■ RAW DATA ■
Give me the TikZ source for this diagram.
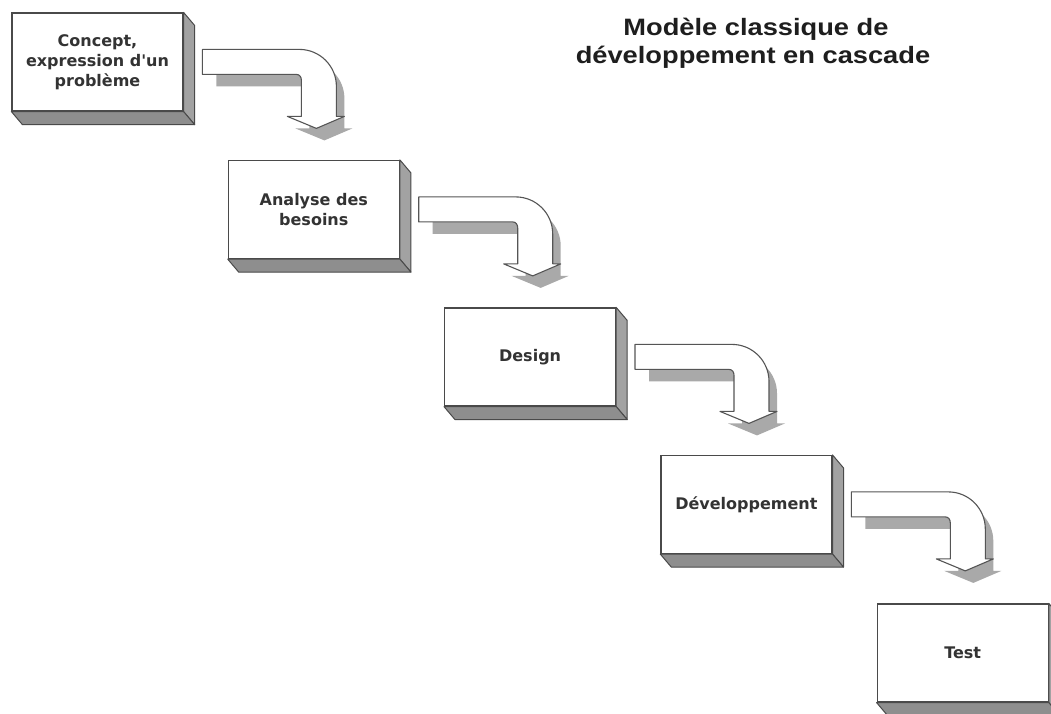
\documentclass[tikz,border=0pt]{standalone}
\usepackage{fontspec}
\setmainfont{DejaVu Sans}[Ligatures=TeXOff]
\newfontfamily\titlefont[FakeStretch=1.15]{Liberation Sans}
\usetikzlibrary{calc}

\definecolor{edge}{HTML}{4A4A4A}
\definecolor{sideface}{HTML}{A2A2A2}
\definecolor{bottomface}{HTML}{8E8E8E}
\definecolor{arrowshade}{HTML}{A9A9A9}
\definecolor{arrowedge}{HTML}{555555}
\definecolor{labeltext}{HTML}{333333}
\definecolor{titletext}{HTML}{1E1E1E}

\tikzset{
  phase/.style={draw=edge, line width=1.2pt, fill=white,
    minimum width=171pt, minimum height=98pt, inner sep=0pt,
    align=center, text=labeltext,
    font=\bfseries\fontsize{16}{20}\selectfont},
  headline/.style={anchor=base, inner sep=0pt, text=titletext,
    font=\titlefont\bfseries\fontsize{23.7}{26}\selectfont},
  sideface/.style={fill=sideface, draw=edge, line width=1pt, line join=round},
  bottomface/.style={fill=bottomface, draw=edge, line width=1pt, line join=round},
  flowshade/.style={fill=arrowshade},
  flowarrow/.style={fill=white, draw=arrowedge, line width=1.1pt, line join=round}
}

% right and bottom faces that give a box its depth
\newcommand{\boxdepth}[1]{%
  \path[sideface] (#1.north east) -- ($(#1.north east)+(11,13)$)
    -- ($(#1.south east)+(11,13)$) -- (#1.south east) -- cycle;
  \path[bottomface] (#1.south west) -- (#1.south east)
    -- ($(#1.south east)+(11,13)$) -- ($(#1.south west)+(11,13)$) -- cycle;
}

% bent arrow leaving a box towards the next one, with its drop shadow
\newcommand{\cascadearrow}[1]{%
  \begin{scope}[shift={(#1.north west)}]
    \path[flowshade, shift={(8,12)}] (197,37) -- (288,37)
      .. controls (308.4,37) and (325,53.6) .. (325,74) -- (325,104)
      -- (333,104) -- (305,116) -- (276,104) -- (290,104) -- (290,68)
      .. controls (290,64.7) and (288.3,62) .. (285,62) -- (197,62) -- cycle;
    \path[flowarrow] (191,37) -- (288,37)
      .. controls (308.4,37) and (325,53.6) .. (325,74) -- (325,104)
      -- (333,104) -- (305,116) -- (276,104) -- (290,104) -- (290,68)
      .. controls (290,64.7) and (288.3,62) .. (285,62) -- (191,62) -- cycle;
  \end{scope}
}

\begin{document}
\begin{tikzpicture}[x=1pt, y=-1pt]
  \useasboundingbox[fill=white] (0,0) rectangle (1051,713);

  % title
  \node[headline] (title1) at (756,35) {Modèle classique de};
  \node[headline] (title2) at (753,63) {développement en cascade};

  % the five phases
  \node[phase] (concept) at (97.5,62)    {Concept,\\expression d'un\\problème};
  \node[phase] (analyse) at (313.8,209.5) {Analyse des\\besoins};
  \node[phase] (design)  at (530.1,357)  {Design};
  \node[phase] (dev)     at (746.4,504.5) {Développement};
  \node[phase] (test)    at (962.7,653)  {Test};

  \boxdepth{concept}
  \boxdepth{analyse}
  \boxdepth{design}
  \boxdepth{dev}
  \boxdepth{test}

  % arrows between consecutive phases
  \cascadearrow{concept}
  \cascadearrow{analyse}
  \cascadearrow{design}
  \cascadearrow{dev}
\end{tikzpicture}
\end{document}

■ REQUEST ■
Retype the whole listing, keeping every line identical and omitting all pictures.

■ SOLUTION ■
Give me the TikZ source for this diagram.
\documentclass[tikz,border=0pt]{standalone}
\usepackage{fontspec}
\setmainfont{DejaVu Sans}[Ligatures=TeXOff]
\newfontfamily\titlefont[FakeStretch=1.15]{Liberation Sans}
\usetikzlibrary{calc}

\definecolor{edge}{HTML}{4A4A4A}
\definecolor{sideface}{HTML}{A2A2A2}
\definecolor{bottomface}{HTML}{8E8E8E}
\definecolor{arrowshade}{HTML}{A9A9A9}
\definecolor{arrowedge}{HTML}{555555}
\definecolor{labeltext}{HTML}{333333}
\definecolor{titletext}{HTML}{1E1E1E}

\tikzset{
  phase/.style={draw=edge, line width=1.2pt, fill=white,
    minimum width=171pt, minimum height=98pt, inner sep=0pt,
    align=center, text=labeltext,
    font=\bfseries\fontsize{16}{20}\selectfont},
  headline/.style={anchor=base, inner sep=0pt, text=titletext,
    font=\titlefont\bfseries\fontsize{23.7}{26}\selectfont},
  sideface/.style={fill=sideface, draw=edge, line width=1pt, line join=round},
  bottomface/.style={fill=bottomface, draw=edge, line width=1pt, line join=round},
  flowshade/.style={fill=arrowshade},
  flowarrow/.style={fill=white, draw=arrowedge, line width=1.1pt, line join=round}
}

% right and bottom faces that give a box its depth
\newcommand{\boxdepth}[1]{%
  \path[sideface] (#1.north east) -- ($(#1.north east)+(11,13)$)
    -- ($(#1.south east)+(11,13)$) -- (#1.south east) -- cycle;
  \path[bottomface] (#1.south west) -- (#1.south east)
    -- ($(#1.south east)+(11,13)$) -- ($(#1.south west)+(11,13)$) -- cycle;
}

% bent arrow leaving a box towards the next one, with its drop shadow
\newcommand{\cascadearrow}[1]{%
  \begin{scope}[shift={(#1.north west)}]
    \path[flowshade, shift={(8,12)}] (197,37) -- (288,37)
      .. controls (308.4,37) and (325,53.6) .. (325,74) -- (325,104)
      -- (333,104) -- (305,116) -- (276,104) -- (290,104) -- (290,68)
      .. controls (290,64.7) and (288.3,62) .. (285,62) -- (197,62) -- cycle;
    \path[flowarrow] (191,37) -- (288,37)
      .. controls (308.4,37) and (325,53.6) .. (325,74) -- (325,104)
      -- (333,104) -- (305,116) -- (276,104) -- (290,104) -- (290,68)
      .. controls (290,64.7) and (288.3,62) .. (285,62) -- (191,62) -- cycle;
  \end{scope}
}

\begin{document}
\begin{tikzpicture}[x=1pt, y=-1pt]
  \useasboundingbox[fill=white] (0,0) rectangle (1051,713);

  % title
  \node[headline] (title1) at (756,35) {Modèle classique de};
  \node[headline] (title2) at (753,63) {développement en cascade};

  % the five phases
  \node[phase] (concept) at (97.5,62)    {Concept,\\expression d'un\\problème};
  \node[phase] (analyse) at (313.8,209.5) {Analyse des\\besoins};
  \node[phase] (design)  at (530.1,357)  {Design};
  \node[phase] (dev)     at (746.4,504.5) {Développement};
  \node[phase] (test)    at (962.7,653)  {Test};

  \boxdepth{concept}
  \boxdepth{analyse}
  \boxdepth{design}
  \boxdepth{dev}
  \boxdepth{test}

  % arrows between consecutive phases
  \cascadearrow{concept}
  \cascadearrow{analyse}
  \cascadearrow{design}
  \cascadearrow{dev}
\end{tikzpicture}
\end{document}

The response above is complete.